→ **Directions for this task**
Look through the data below. Pick out the lines holding the string "matplotlib".

→ **Stored data**
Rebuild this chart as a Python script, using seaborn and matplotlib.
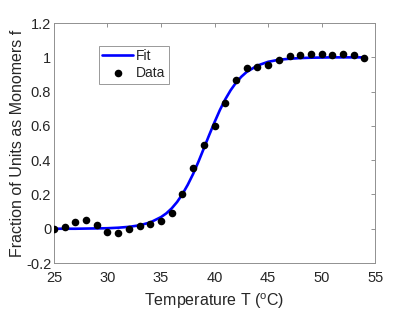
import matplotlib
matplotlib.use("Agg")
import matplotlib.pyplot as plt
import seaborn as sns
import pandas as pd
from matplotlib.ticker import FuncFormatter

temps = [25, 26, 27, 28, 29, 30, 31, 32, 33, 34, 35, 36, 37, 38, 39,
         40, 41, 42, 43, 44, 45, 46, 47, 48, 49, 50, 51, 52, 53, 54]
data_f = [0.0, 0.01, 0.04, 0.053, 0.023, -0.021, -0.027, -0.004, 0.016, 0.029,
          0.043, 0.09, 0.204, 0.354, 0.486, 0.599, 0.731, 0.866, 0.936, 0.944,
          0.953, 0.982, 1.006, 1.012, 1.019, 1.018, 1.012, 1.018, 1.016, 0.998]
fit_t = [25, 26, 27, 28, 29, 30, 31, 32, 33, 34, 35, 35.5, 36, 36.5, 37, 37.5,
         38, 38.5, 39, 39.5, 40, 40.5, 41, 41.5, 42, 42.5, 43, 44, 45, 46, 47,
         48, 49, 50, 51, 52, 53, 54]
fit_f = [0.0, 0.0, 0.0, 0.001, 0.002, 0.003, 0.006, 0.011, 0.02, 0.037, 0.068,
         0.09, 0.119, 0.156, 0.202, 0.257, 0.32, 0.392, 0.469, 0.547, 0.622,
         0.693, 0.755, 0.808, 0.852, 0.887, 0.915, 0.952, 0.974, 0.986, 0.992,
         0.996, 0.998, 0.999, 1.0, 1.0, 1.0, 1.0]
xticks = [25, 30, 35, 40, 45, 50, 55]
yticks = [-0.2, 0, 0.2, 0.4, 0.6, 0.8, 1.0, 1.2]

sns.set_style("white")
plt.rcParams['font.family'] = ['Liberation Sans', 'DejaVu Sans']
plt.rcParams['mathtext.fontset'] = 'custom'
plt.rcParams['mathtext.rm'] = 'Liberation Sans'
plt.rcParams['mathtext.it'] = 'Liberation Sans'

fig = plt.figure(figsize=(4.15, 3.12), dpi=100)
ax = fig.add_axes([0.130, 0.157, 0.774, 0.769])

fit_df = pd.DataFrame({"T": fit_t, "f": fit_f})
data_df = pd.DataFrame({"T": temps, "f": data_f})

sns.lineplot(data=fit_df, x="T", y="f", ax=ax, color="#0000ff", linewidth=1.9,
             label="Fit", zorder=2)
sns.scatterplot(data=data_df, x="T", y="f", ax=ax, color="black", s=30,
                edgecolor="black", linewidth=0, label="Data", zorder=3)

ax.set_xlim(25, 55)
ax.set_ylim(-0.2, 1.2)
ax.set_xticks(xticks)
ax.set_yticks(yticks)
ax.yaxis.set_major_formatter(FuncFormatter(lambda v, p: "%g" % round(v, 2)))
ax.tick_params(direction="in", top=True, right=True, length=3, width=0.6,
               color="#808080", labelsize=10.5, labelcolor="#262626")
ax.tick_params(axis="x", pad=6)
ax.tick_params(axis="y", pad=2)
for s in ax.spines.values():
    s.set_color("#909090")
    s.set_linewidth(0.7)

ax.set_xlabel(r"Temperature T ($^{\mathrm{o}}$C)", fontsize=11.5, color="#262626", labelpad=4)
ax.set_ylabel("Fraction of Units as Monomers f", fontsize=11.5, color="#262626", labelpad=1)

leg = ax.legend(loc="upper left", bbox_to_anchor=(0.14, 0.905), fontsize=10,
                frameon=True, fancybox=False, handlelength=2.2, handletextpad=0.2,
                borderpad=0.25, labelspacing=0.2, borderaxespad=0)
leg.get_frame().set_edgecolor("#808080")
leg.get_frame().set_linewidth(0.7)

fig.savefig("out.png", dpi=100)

→ **Correct answer**
Rebuild this chart as a Python script, using seaborn and matplotlib.
import matplotlib
matplotlib.use("Agg")
import matplotlib.pyplot as plt
from matplotlib.ticker import FuncFormatter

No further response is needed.